I asked Seattle City Council member Nick Licata, who fortified his career by calling for a public vote on stadium taxes, if he supported a referendum on the tunnel. He wrote back with this thoughtful reply:

Do I support the proposal for a public vote on the tunnel? That's a question that I've been hearing from tunnel opponents.

First off, let's take a step back and ask: what is a proposed ballot measure for? Is it a tactic to stop an option you don't like or is it about a desire to let the people decide, and find a way to move forward?

The problem I have with the Mayor calling for a public vote is that he's only calling for a vote on the option he doesn't like.

If the Mayor wanted a public vote he should have requested it his first month in office while the State Legislature was in session, so they could see what the residents of Seattle wanted. He should have proposed placing all three options on the ballot along with their identified funding sources and major design elements. Wouldn't that demonstrate a clearer commitment to letting the people decide than just voting on a tunnel?

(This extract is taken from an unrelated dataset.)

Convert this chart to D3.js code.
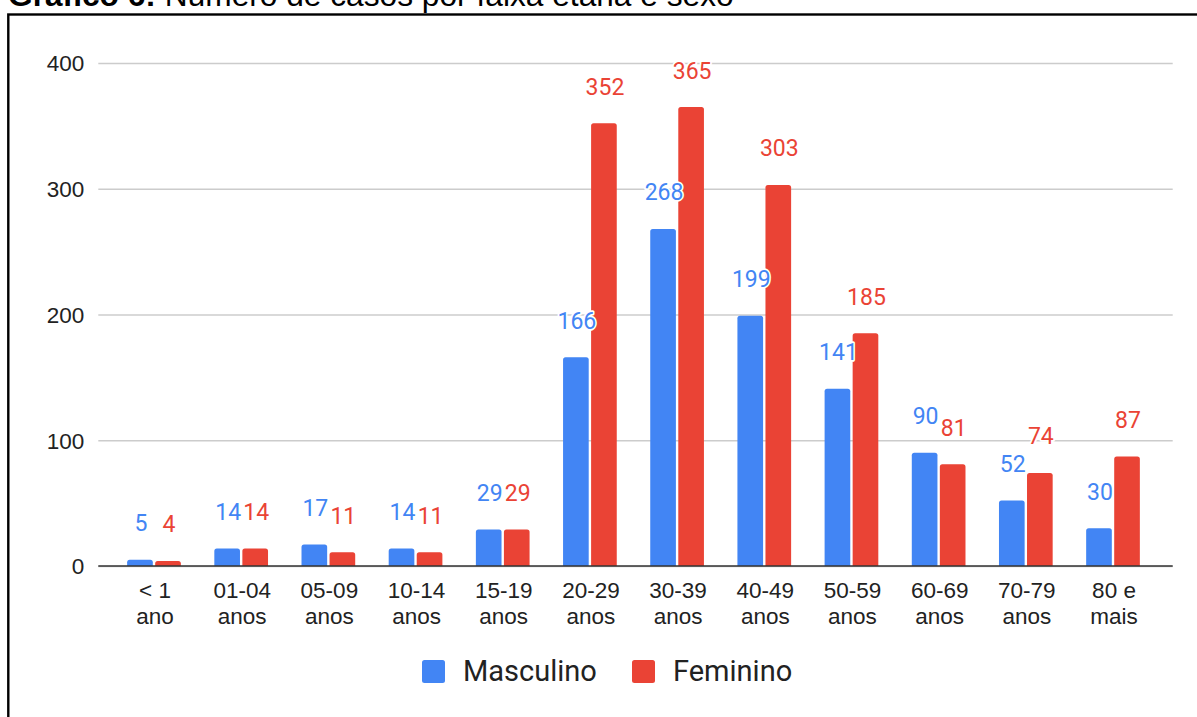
<!DOCTYPE html>
<html>
<head>
<meta charset="utf-8">
<script src="https://cdn.jsdelivr.net/npm/d3@7"></script>
<style>
  html, body { margin: 0; padding: 0; background: #fff; overflow: hidden; }
  svg { display: block; }
</style>
</head>
<body>
<svg id="chart" width="1197" height="717"></svg>
<script>
// ---- data ----
const titleBold = "Gráfico 6:";
const titleRest = " Número de casos por faixa etária e sexo";
const categories = ["< 1\nano", "01-04\nanos", "05-09\nanos", "10-14\nanos", "15-19\nanos", "20-29\nanos",
                    "30-39\nanos", "40-49\nanos", "50-59\nanos", "60-69\nanos", "70-79\nanos", "80 e\nmais"];
const seriesNames = ["Masculino", "Feminino"];
const masculino = [5, 14, 17, 14, 29, 166, 268, 199, 141, 90, 52, 30];
const feminino  = [4, 14, 11, 11, 29, 352, 365, 303, 185, 81, 74, 87];
const yTicks = [0, 100, 200, 300, 400];
const colors = ["#4285F4", "#EA4335"];

// ---- layout ----
const svg = d3.select("#chart");
const gridX0 = 98.3, gridX1 = 1172.7;
const x = d3.scaleBand().domain(d3.range(categories.length)).range([110.4, 1156.6]).padding(0);
const groupW = 53.7;
const y = d3.scaleLinear().domain([0, 400]).range([566, 63]);

// outer frame
svg.append("rect")
  .attr("x", 8.3).attr("y", 14.5)
  .attr("width", 1400).attr("height", 900)
  .attr("fill", "none").attr("stroke", "#000").attr("stroke-width", 2.4);

// title (mostly cut off at the top, as in the reference)
const t = svg.append("text").attr("x", 8).attr("y", 6)
  .attr("font-family", "Liberation Sans, Arial, sans-serif").attr("font-size", 31.7).attr("fill", "#000");
t.append("tspan").attr("font-weight", "bold").text(titleBold);
t.append("tspan").text(titleRest);

// y axis with gridlines
const yAxis = d3.axisLeft(y).tickValues(yTicks).tickFormat(d3.format("d"))
  .tickSizeInner(-(gridX1 - gridX0)).tickSizeOuter(0).tickPadding(14);
const yg = svg.append("g").attr("transform", `translate(${gridX0},0)`).call(yAxis);
yg.select(".domain").remove();
yg.selectAll(".tick line").attr("stroke", "#cccccc").attr("stroke-width", 1.3);
yg.selectAll(".tick text")
  .attr("font-family", "Liberation Sans, Arial, sans-serif").attr("font-size", 22.5)
  .attr("fill", "#222").attr("dy", "0.35em");

// bars
const data = categories.map((c, i) => ({i, values: [masculino[i], feminino[i]]}));
const x1 = d3.scaleBand().domain([0, 1]).range([0, groupW]).paddingInner(0.085).paddingOuter(0);

function barPath(x0, w, yTop, yBase, r) {
  r = Math.min(r, (yBase - yTop), w / 2);
  return `M${x0},${yBase}V${yTop + r}Q${x0},${yTop} ${x0 + r},${yTop}H${x0 + w - r}Q${x0 + w},${yTop} ${x0 + w},${yTop + r}V${yBase}Z`;
}

const groups = svg.append("g").selectAll("g").data(data).join("g")
  .attr("transform", d => `translate(${x(d.i) + x.bandwidth() / 2 - groupW / 2},0)`);
groups.selectAll("path").data(d => d.values.map((v, s) => ({v, s}))).join("path")
  .attr("d", d => barPath(x1(d.s), x1.bandwidth(), y(d.v), y(0), 2.5))
  .attr("fill", d => colors[d.s]);

// zero axis line
svg.append("line").attr("x1", gridX0).attr("x2", gridX1).attr("y1", y(0)).attr("y2", y(0))
  .attr("stroke", "#333").attr("stroke-width", 1.6);

// x axis labels
const xAxis = d3.axisBottom(x).tickSize(0).tickFormat("");
const xg = svg.append("g").attr("transform", `translate(0,${y(0)})`).call(xAxis);
xg.select(".domain").remove();
xg.selectAll(".tick text").remove();
xg.selectAll(".tick").append("text")
  .attr("text-anchor", "middle")
  .attr("font-family", "Liberation Sans, Arial, sans-serif").attr("font-size", 22.5).attr("fill", "#222")
  .each(function(d) {
    const lines = categories[d].split("\n");
    const el = d3.select(this);
    lines.forEach((ln, k) => el.append("tspan").attr("x", 1).attr("y", 32.3 + k * 25.7).text(ln));
  });

// data labels (drawn after all bars)
const labels = svg.append("g").selectAll("g").data(data).join("g")
  .attr("transform", d => `translate(${x(d.i) + x.bandwidth() / 2 - groupW / 2},0)`);
labels.selectAll("text").data(d => d.values.map((v, s) => ({v, s}))).join("text")
  .attr("x", d => x1(d.s) + x1.bandwidth() / 2 + 1)
  .attr("y", d => y(d.v) - 28.5)
  .attr("text-anchor", "middle")
  .attr("font-family", "Roboto, sans-serif").attr("font-size", 23)
  .attr("fill", d => colors[d.s])
  .attr("stroke", "#fff").attr("stroke-width", 3.5).attr("paint-order", "stroke")
  .attr("stroke-linejoin", "round")
  .text(d => d.v);

// legend
const legendX = [422, 632];
const lg = svg.append("g").selectAll("g").data(seriesNames).join("g")
  .attr("transform", (d, i) => `translate(${legendX[i]},660)`);
lg.append("rect").attr("width", 23).attr("height", 23).attr("rx", 2.5)
  .attr("fill", (d, i) => colors[i]);
lg.append("text").attr("x", 41).attr("y", 21)
  .attr("font-family", "Roboto, sans-serif").attr("font-size", 29).attr("fill", "#222")
  .text(d => d);
</script>
</body>
</html>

Licata continues after the jump.

We had three options for replacing the Viaduct. They ranked at 36% elevated, 35% tunnel, and 21% surface in the best 3-way poll I've seen during the last year (and that leaves an extra 8% likely supporting a retrofit). It's not hard to see that a ballot measure on any individual option is a smart tactic to stop it—as long as your option doesn't get the "ballot treatment."

Take for example, based on where we're at now, what an up-or-down surface/transit ballot measure similar to the tunnel and elevated measures in 2007 would look like. It would list the estimated construction cost as between $1-2 billion with no state funding available. So the City might need to fund it all. Meanwhile the estimated annual transit operation cost is $55 million, and state funding also isn't available. So the cost would mean an average $167 car tab fee for Seattle residents, if the state granted us that authority. Given the pre-existing 21% poll support, it would be a tough sell.

The Mayor had a chance to be a leader on this issue and he did not take it. Imagine if he had gone to Olympia and garnered a state commitment to funding construction and transit operations for a surface option, and proposed a public vote on a surface/transit option. That would demonstrate a serious commitment to letting the public decide, rather than just being a tactic designed to stop the tunnel. Instead he has chosen to simply criticize the only option that the State has agreed to fund.

In hindsight, the public should have voted on three options back in 2007: tunnel, elevated, and surface. That would have helped us move forward. At this point, after 10 years of debate, it's best to move on.